I was thinking about the move towards being inclusive in the playoff and how to actually serve being inclusive without just introducing more bias into the process. One way to do this is blind auditions for orchestra, all you know about them is how they play, you can't favor them one way or the other.
I've seen blind resumes posted a few times comparing Alabama to SMU and it sure seems to favor Alabama heavily. It shouldn't really even be about who is from what conference or any of that, if SMU played the same teams Alabama played and had the same results they'd deserve to be in over Alabama playing the same teams SMU played with the same results..
So, the only real way to "fix" the committee in my mind would be to introduce an initial round of blind resumes. All you have is the data in front of you, you can sort by wins and losses, SoS. strength of record, win loss margin, pertinent data like that but you won't see the conference or even individual game results.

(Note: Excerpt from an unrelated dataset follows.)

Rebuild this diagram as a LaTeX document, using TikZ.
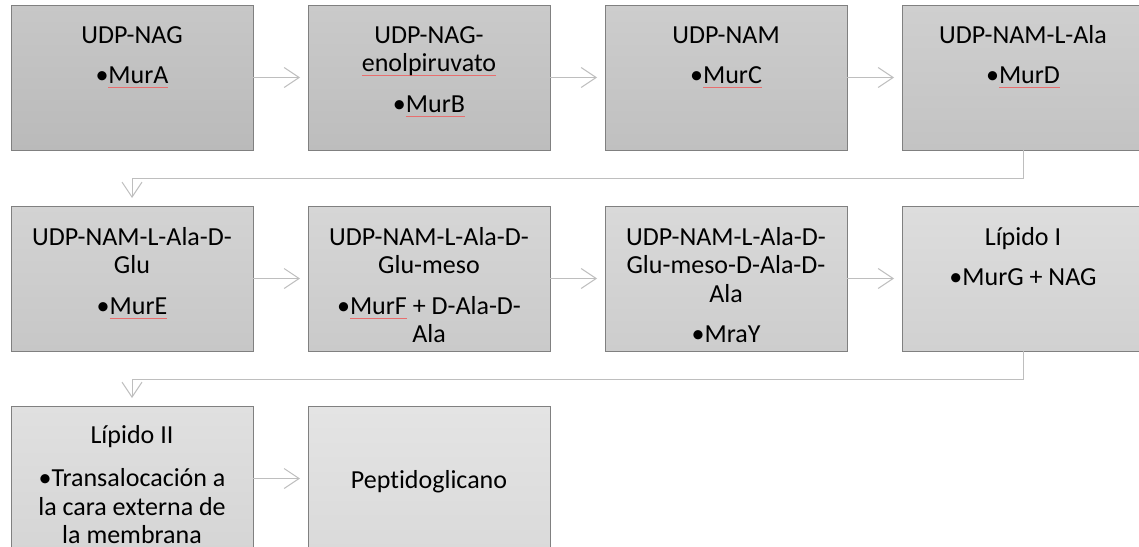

Sure, an actual expert on college football would probably be able to figure out which team is which, but the point would be that in that round of ranking you'd have to argue purely on the merits, on the entire resume. If you think SMU with a SoS of 57 and a SoR of 15 with 2 losses belongs over Alabama with a SoS of 17 and a SoR of 11 and 3 losses, you just have to make that case persuasively.
The interesting thing though is once you do that, you then have to justify the ranking of a team like Army. The committee put them at 22, but their SoS was 91, their SoR was 16, and the only had one loss. I don't think you can, based on just the resumes justify SMU ahead of Alabama, but Army 12 spots below SMU. Make it make sense...
Then in the next round you can then look at those rankings without the blind resumes, and use some of the rather unfortunate criteria the committee has. Did they win their conference, head to head, injuries and so on. The committee's process is entirely broken and logically inconsistent.